How can elderly people in general, who by that age have seen their share of con men, and Jews in particular who in general are more savvy than others, be taken in by this total fraud? The retirement community in Florida should be enough to put that state in the McCain camp, yet it will not. You can find a similar group in almost every state; farmers in the agricultural areas, hunters, heavy manufacturing, etc., all facing major changes for the worse under BO, yet they will vote for him because he is a dim or because they hate Bush. If the nation is collectively that stupid, it deserves what it gets. Those of us who know better will just have to sit in the back of the bus until the nation comes to its senses.
Not sure about getting laid, but those of us who actually pay taxes are going to get SCREWED. . . .
Screwed is when you are not getting it out of love.
Laid is when you asked for it and love it.
Apparently the nation as a whole falls into the latter group.
In the group that wants to get laid, there are many who will learn the meaning of next morning remorse.
“I may be playing the devils advocate, but why should I turn down a decrease in my taxes? People making over $250K wouldn't hesitate.”
By far, most of those who will vote for BO make much less than $250,000.
I suspect that they make less than $100,000.
So it is only a matter of time until the “rich” bracket will be adjusted to.....what? $60,000? $40,000?
BO has voted already to raise taxes on all over $42,000 so that is an indication of his thinking.
But the point is that anyone who would tell so many bald faced lies can't be trusted on his statements about taxes.
One of his worst, and maybe the worst, is the lie that he would campaign on government financing.
What makes this such a serious lie is the way this election is playing out. BO is buying this election with the expenditure of unreal amounts of money.

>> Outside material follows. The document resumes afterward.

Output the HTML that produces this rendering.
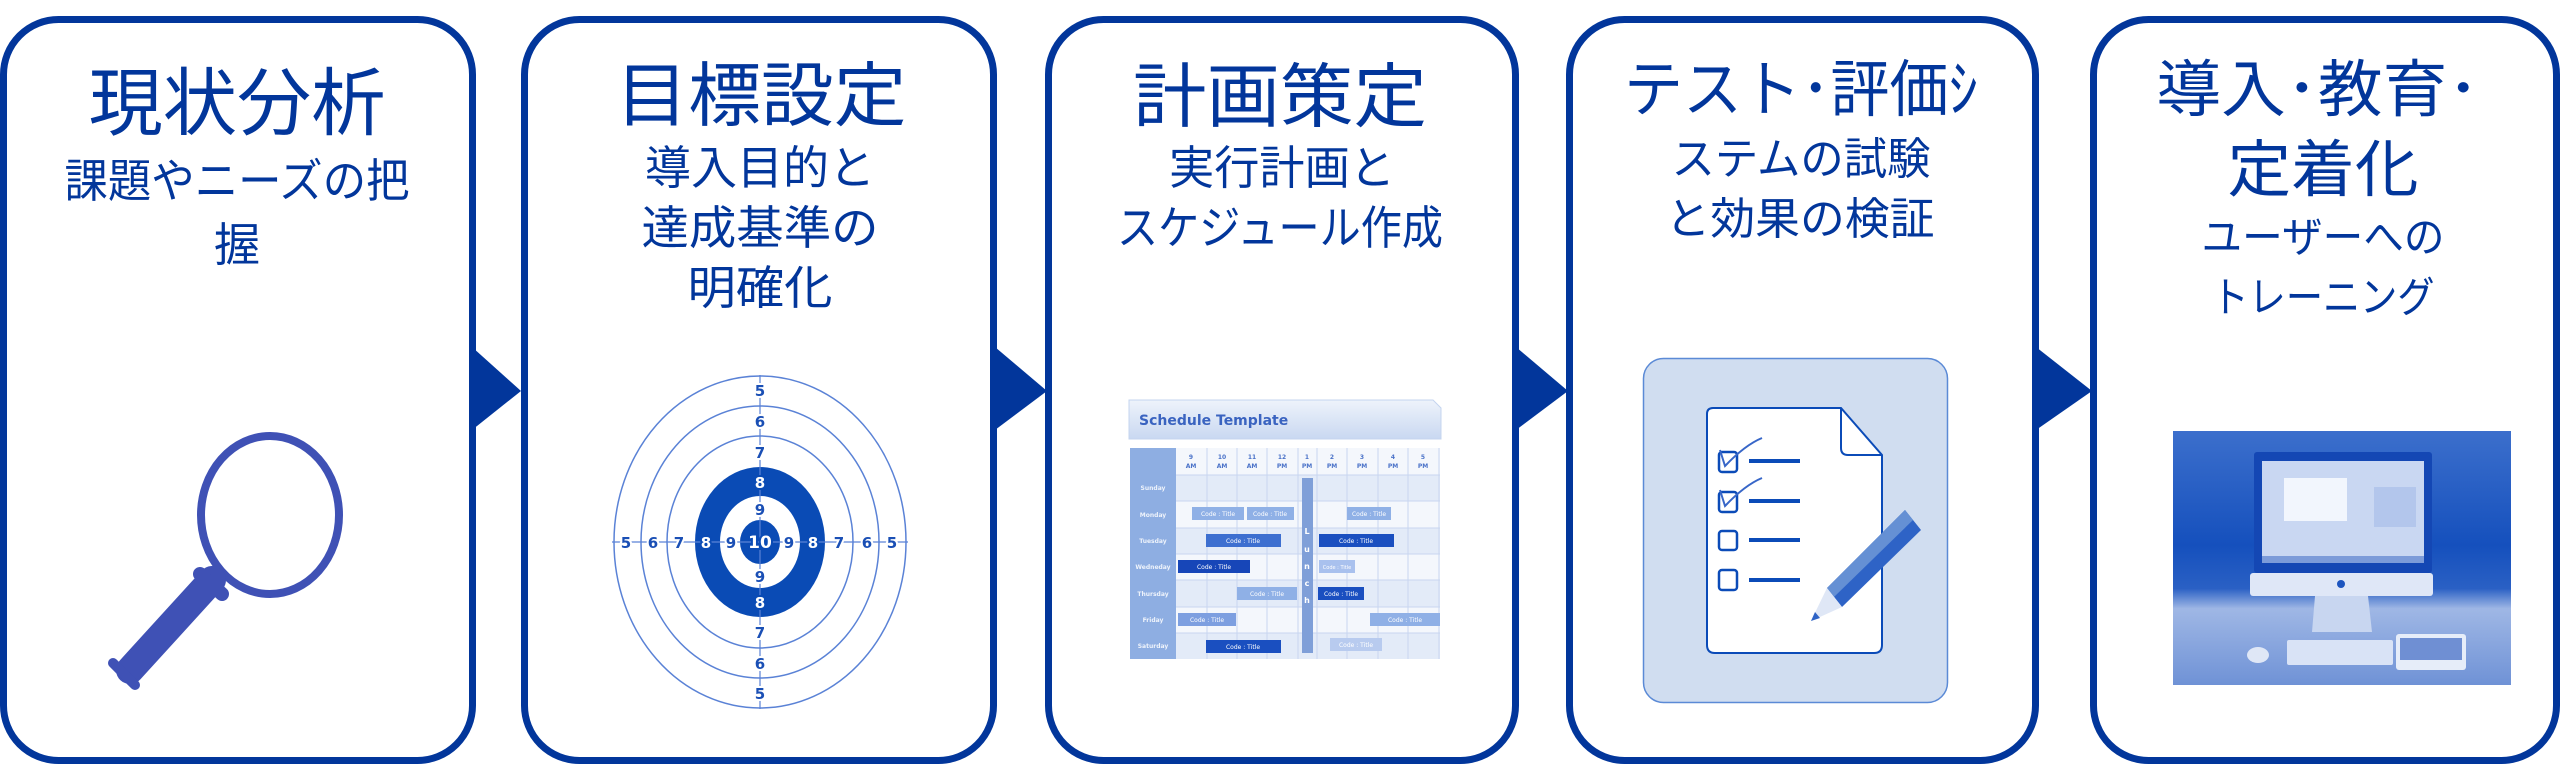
<!DOCTYPE html>
<html><head><meta charset="utf-8"><style>
html,body{margin:0;padding:0;background:#fff;}
svg{display:block;}
</style></head><body>
<svg width="2560" height="764" viewBox="0 0 2560 764" xmlns="http://www.w3.org/2000/svg">
<defs>
<linearGradient id="hdr" x1="0" y1="0" x2="0" y2="1"><stop offset="0" stop-color="#eef3fb"/><stop offset="1" stop-color="#c9d8f1"/></linearGradient>
<linearGradient id="bg5" x1="0" y1="0" x2="0" y2="1"><stop offset="0" stop-color="#3c6fcc"/><stop offset="0.45" stop-color="#1550bd"/><stop offset="0.62" stop-color="#2a60c4"/><stop offset="0.7" stop-color="#9fb7e5"/><stop offset="1" stop-color="#6f92d6"/></linearGradient>
</defs>
<g fill="none" stroke="#02369b" stroke-width="7">
<rect x="3.5" y="19.5" width="469" height="741" rx="55"/>
<rect x="524.5" y="19.5" width="469" height="741" rx="55"/>
<rect x="1048.5" y="19.5" width="467" height="741" rx="55"/>
<rect x="1569.5" y="19.5" width="466" height="741" rx="55"/>
<rect x="2093.5" y="19.5" width="463" height="741" rx="55"/>
</g>
<g fill="#02369b">
<polygon points="472,347 521,391 521,391 472,430"/>
<polygon points="995,347 1047,391 995,430"/>
<polygon points="1516,347 1568,391 1516,430"/>
<polygon points="2036,347 2092,391 2036,430"/>
</g>
<g fill="#02369b" font-family="'Liberation Sans','Noto Sans CJK JP',sans-serif" text-anchor="middle">
<text x="237" y="129" font-size="74" textLength="297" lengthAdjust="spacingAndGlyphs">現状分析</text>
<text x="237" y="197" font-size="46" textLength="345" lengthAdjust="spacingAndGlyphs">課題やニーズの把</text>
<text x="237" y="261" font-size="46">握</text>
<text x="761" y="120" font-size="70" textLength="291" lengthAdjust="spacingAndGlyphs">目標設定</text>
<text x="760" y="184" font-size="46" textLength="230" lengthAdjust="spacingAndGlyphs">導入目的と</text>
<text x="760" y="244" font-size="46" textLength="237" lengthAdjust="spacingAndGlyphs">達成基準の</text>
<text x="760" y="304" font-size="46" textLength="145" lengthAdjust="spacingAndGlyphs">明確化</text>
<text x="1280" y="121" font-size="70" textLength="294" lengthAdjust="spacingAndGlyphs">計画策定</text>
<text x="1282" y="184" font-size="46" textLength="226" lengthAdjust="spacingAndGlyphs">実行計画と</text>
<text x="1280" y="244" font-size="46" textLength="326" lengthAdjust="spacingAndGlyphs">スケジュール作成</text>
<text x="1801" y="111" font-size="62" textLength="354" lengthAdjust="spacingAndGlyphs">テスト･評価ｼ</text>
<text x="1801" y="174" font-size="44" textLength="259" lengthAdjust="spacingAndGlyphs">ステムの試験</text>
<text x="1800" y="234" font-size="44" textLength="269" lengthAdjust="spacingAndGlyphs">と効果の検証</text>
<text x="2318" y="111" font-size="62" textLength="323" lengthAdjust="spacingAndGlyphs">導入･教育･</text>
<text x="2323" y="191" font-size="62" textLength="191" lengthAdjust="spacingAndGlyphs">定着化</text>
<text x="2323" y="252" font-size="42" textLength="243" lengthAdjust="spacingAndGlyphs">ユーザーへの</text>
<text x="2323" y="312" font-size="42" textLength="223" lengthAdjust="spacingAndGlyphs">トレーニング</text>
</g>

<!-- magnifier -->
<g fill="#3f51b5">
<ellipse cx="270" cy="515" rx="69" ry="79" fill="none" stroke="#3f51b5" stroke-width="8"/>
<line x1="212" y1="580" x2="130" y2="670" stroke="#3f51b5" stroke-width="28" stroke-linecap="round"/>
<line x1="200" y1="574" x2="222" y2="594" stroke="#3f51b5" stroke-width="14" stroke-linecap="round"/>
<line x1="113" y1="663" x2="135" y2="685" stroke="#3f51b5" stroke-width="10" stroke-linecap="round"/>
</g>

<!-- target -->
<g fill="none" stroke="#5a82d6" stroke-width="1.5">
<ellipse cx="760" cy="542" rx="146" ry="166"/>
<ellipse cx="760" cy="542" rx="119" ry="136"/>
<ellipse cx="760" cy="542" rx="93" ry="106"/>
</g>
<ellipse cx="760" cy="542" rx="65" ry="75" fill="#0a4bb5"/>
<ellipse cx="760" cy="542" rx="40" ry="46" fill="#fff"/>
<ellipse cx="760" cy="542" rx="20" ry="22" fill="#0a4bb5"/>
<g stroke="#5a82d6" stroke-width="1.2"><line x1="612" y1="542" x2="908" y2="542"/><line x1="760" y1="375" x2="760" y2="709"/></g>
<g font-family="'DejaVu Sans','Liberation Sans',sans-serif" font-weight="bold" font-size="15" text-anchor="middle" style="paint-order:stroke" stroke-width="4">
<g fill="#1a4fb5" stroke="#fff">
<text x="626" y="548">5</text><text x="653" y="548">6</text><text x="679" y="548">7</text>
<text x="839" y="548">7</text><text x="867" y="548">6</text><text x="892" y="548">5</text>
<text x="731" y="548">9</text><text x="789" y="548">9</text>
<text x="760" y="396">5</text><text x="760" y="427">6</text><text x="760" y="458">7</text>
<text x="760" y="515">9</text><text x="760" y="582">9</text>
<text x="760" y="638">7</text><text x="760" y="669">6</text><text x="760" y="699">5</text>
</g>
<g fill="#fff" stroke="#0a4bb5">
<text x="706" y="548">8</text><text x="813" y="548">8</text>
<text x="760" y="488">8</text><text x="760" y="608">8</text>
<text x="760" y="548" font-size="17">10</text>
</g>
</g>

<!-- schedule -->
<path d="M1129,400 H1433 L1441,408 V439 H1129 Z" fill="url(#hdr)" stroke="#c4d4ef"/>
<text x="1139" y="425" font-family="'DejaVu Sans',sans-serif" font-weight="bold" font-size="14" fill="#3a63c0">Schedule Template</text>
<rect x="1130" y="448" width="310" height="211" fill="#f4f7fc"/>
<g fill="#e3ebf8"><rect x="1176" y="475" width="264" height="26"/><rect x="1176" y="528" width="264" height="26"/><rect x="1176" y="580" width="264" height="27"/><rect x="1176" y="633" width="264" height="26"/></g>
<rect x="1130" y="448" width="46" height="211" fill="#8eaee2"/>
<g stroke="#c8d6f0" stroke-width="1">
<line x1="1207" y1="448" x2="1207" y2="659"/><line x1="1237" y1="448" x2="1237" y2="659"/><line x1="1267" y1="448" x2="1267" y2="659"/><line x1="1298" y1="448" x2="1298" y2="659"/><line x1="1317" y1="448" x2="1317" y2="659"/><line x1="1347" y1="448" x2="1347" y2="659"/><line x1="1378" y1="448" x2="1378" y2="659"/><line x1="1408" y1="448" x2="1408" y2="659"/><line x1="1439" y1="448" x2="1439" y2="659"/>
<line x1="1176" y1="475" x2="1440" y2="475"/><line x1="1176" y1="501" x2="1440" y2="501"/><line x1="1176" y1="528" x2="1440" y2="528"/><line x1="1176" y1="554" x2="1440" y2="554"/><line x1="1176" y1="580" x2="1440" y2="580"/><line x1="1176" y1="607" x2="1440" y2="607"/><line x1="1176" y1="633" x2="1440" y2="633"/>
</g>
<g font-family="'DejaVu Sans',sans-serif" font-size="6" font-weight="bold" fill="#4a72c8" text-anchor="middle">
<text x="1191" y="459">9</text><text x="1191" y="468">AM</text>
<text x="1222" y="459">10</text><text x="1222" y="468">AM</text>
<text x="1252" y="459">11</text><text x="1252" y="468">AM</text>
<text x="1282" y="459">12</text><text x="1282" y="468">PM</text>
<text x="1307" y="459">1</text><text x="1307" y="468">PM</text>
<text x="1332" y="459">2</text><text x="1332" y="468">PM</text>
<text x="1362" y="459">3</text><text x="1362" y="468">PM</text>
<text x="1393" y="459">4</text><text x="1393" y="468">PM</text>
<text x="1423" y="459">5</text><text x="1423" y="468">PM</text>
</g>
<g font-family="'DejaVu Sans',sans-serif" font-size="6" font-weight="bold" fill="#eef3fb" text-anchor="middle">
<text x="1153" y="490">Sunday</text><text x="1153" y="517">Monday</text><text x="1153" y="543">Tuesday</text><text x="1153" y="569">Wedneday</text><text x="1153" y="596">Thursday</text><text x="1153" y="622">Friday</text><text x="1153" y="648">Saturday</text>
</g>
<rect x="1302" y="478" width="11" height="175" fill="#7f9fd8"/>
<g font-family="'DejaVu Sans',sans-serif" font-size="8" font-weight="bold" fill="#fff" text-anchor="middle">
<text x="1307" y="534">L</text><text x="1307" y="552">u</text><text x="1307" y="569">n</text><text x="1307" y="586">c</text><text x="1307" y="603">h</text>
</g>
<g font-family="'DejaVu Sans',sans-serif" font-size="6" fill="#fff" text-anchor="middle">
<rect x="1192" y="507" width="52" height="13" fill="#8fb0e6"/><text x="1218" y="516">Code : Title</text>
<rect x="1247" y="507" width="47" height="13" fill="#8fb0e6"/><text x="1270" y="516">Code : Title</text>
<rect x="1347" y="507" width="44" height="13" fill="#8fb0e6"/><text x="1369" y="516">Code : Title</text>
<rect x="1206" y="534" width="75" height="13" fill="#3d6fd0"/><text x="1243" y="543">Code : Title</text>
<rect x="1319" y="534" width="75" height="13" fill="#1a4fc0"/><text x="1356" y="543">Code : Title</text>
<rect x="1178" y="560" width="72" height="13" fill="#1746b8"/><text x="1214" y="569">Code : Title</text>
<rect x="1319" y="560" width="36" height="13" fill="#a9c1ee"/><text x="1337" y="569" font-size="5">Code : Title</text>
<rect x="1237" y="587" width="60" height="13" fill="#8fb0e6"/><text x="1267" y="596">Code : Title</text>
<rect x="1318" y="587" width="46" height="13" fill="#1a4fc0"/><text x="1341" y="596">Code : Title</text>
<rect x="1178" y="613" width="58" height="13" fill="#7d9fe0"/><text x="1207" y="622">Code : Title</text>
<rect x="1370" y="613" width="70" height="13" fill="#8fb0e6"/><text x="1405" y="622">Code : Title</text>
<rect x="1206" y="640" width="75" height="13" fill="#1a4fc0"/><text x="1243" y="649">Code : Title</text>
<rect x="1330" y="638" width="52" height="13" fill="#b8cbef"/><text x="1356" y="647">Code : Title</text>
</g>

<!-- checklist -->
<rect x="1643.5" y="358.5" width="304" height="344" rx="20" fill="#d0ddf0" stroke="#5b8ad6" stroke-width="1.5"/>
<path d="M1713,408 H1841 L1882,455 V645 Q1882,653 1874,653 H1715 Q1707,653 1707,645 V414 Q1707,408 1713,408 Z" fill="#fff" stroke="#0b4bb8" stroke-width="2"/>
<path d="M1841,408 V448 Q1841,455 1848,455 H1882" fill="none" stroke="#0b4bb8" stroke-width="2"/>
<g fill="none" stroke="#0b4bb8" stroke-width="2.5">
<rect x="1719" y="452" width="18" height="20" rx="3"/><rect x="1719" y="492" width="18" height="20" rx="3"/><rect x="1719" y="531" width="18" height="19" rx="3"/><rect x="1719" y="570" width="18" height="20" rx="3"/>
</g>
<g stroke="#0b4bb8" stroke-width="4"><line x1="1749" y1="461" x2="1800" y2="461"/><line x1="1749" y1="501" x2="1800" y2="501"/><line x1="1749" y1="540" x2="1800" y2="540"/><line x1="1749" y1="580" x2="1800" y2="580"/></g>
<g fill="none" stroke="#3766c8" stroke-width="2"><path d="M1720,450 L1725,466 Q1745,445 1762,438"/><path d="M1720,490 L1725,506 Q1745,485 1762,478"/></g>
<polygon points="1827,588 1905,510 1921,530 1842,607" fill="#2e63c6"/>
<polygon points="1827,588 1905,510 1913,520 1834,597" fill="#6590d4"/>
<polygon points="1827,588 1842,607 1811,621" fill="#dfe7f6"/>
<polygon points="1815,612 1820,618 1811,621" fill="#2e63c6"/>

<!-- computer photo -->
<rect x="2173" y="431" width="338" height="254" fill="url(#bg5)"/>
<rect x="2254" y="452" width="178" height="121" rx="3" fill="#1447b4"/>
<rect x="2262" y="461" width="162" height="102" fill="#c9d7f2"/>
<rect x="2284" y="478" width="63" height="43" fill="#f2f6fd"/>
<rect x="2374" y="487" width="42" height="40" fill="#b3c6ec"/>
<rect x="2262" y="556" width="162" height="7" fill="#7c9bd9"/>
<rect x="2250" y="573" width="183" height="23" rx="3" fill="#dfe7f7"/>
<circle cx="2341" cy="584" r="4" fill="#1d55bf"/>
<polygon points="2315,596 2368,596 2372,632 2312,632" fill="#c8d6f0"/>
<ellipse cx="2258" cy="655" rx="11" ry="8" fill="#dfe7f6"/>
<rect x="2287" y="640" width="106" height="25" rx="2" fill="#d9e3f6"/>
<rect x="2396" y="634" width="70" height="36" rx="3" fill="#e6edf9"/>
<rect x="2400" y="638" width="62" height="22" fill="#6f8fd3"/>
</svg>
</body></html>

If he wins, it will be with a bought election. Everything from $830,000 to ACORN to register fraudulent voters to TV and radio ads at a rate unprecedented and unimaginable only a year ago.
Obama’s tax plan will hit home when gasoline goes quickly to $5 per gallon as his windfall profits tax, new carbon taxes and a total ban on new drilling in the US all take hold. It will be fun watching the media spin meisters trying to explain why when Lord Obama punished the big oil companies for making too much money the price of gasoline went up and many pension plans took a further hit as oil stocks plunge.
Florida certainly has an outsized population of retirees, but the overwhelming majority are non-Jews (like over 95% of the state’s population) and the overwhelming majority won’t be impacted by Obama’s tax increases.
My point was that all of them added up amounts to a significant number of voters.
What do you mean they will not be affected by BO’s tax plan?
A 33% increase on dividends will affect everyone who has a retirement plan heavily invested in stocks, and most 401’s do.
Mine is a private plan and it is split between stocks and various other less volatile investments, but nevertheless, dividends are important.
Income from your 401K and retirement plan will be taxed as regular income, regardless of whether it was earned from dividends or capital gains, when you take distribuions. Under McCain's plan the rate on distributions from retirement plans would drop, I believe he's suggested to 10%, but the GOP doesn't seem to want to talk about that.
The reason to oppose Obama's redistribution plan is that it's pure Marxism, not socialism, something retirees should be able to relate to having witnessed the ravages of Marxism, but the GOP doesn't seem to want to discuss that either.
I have heard Obama people say that the 95 percent of earners includes people paying payroll taxes, and therefore it is mathematically possible.
I'm not sure if they are telling the whole story. Can someone shed more light on ths?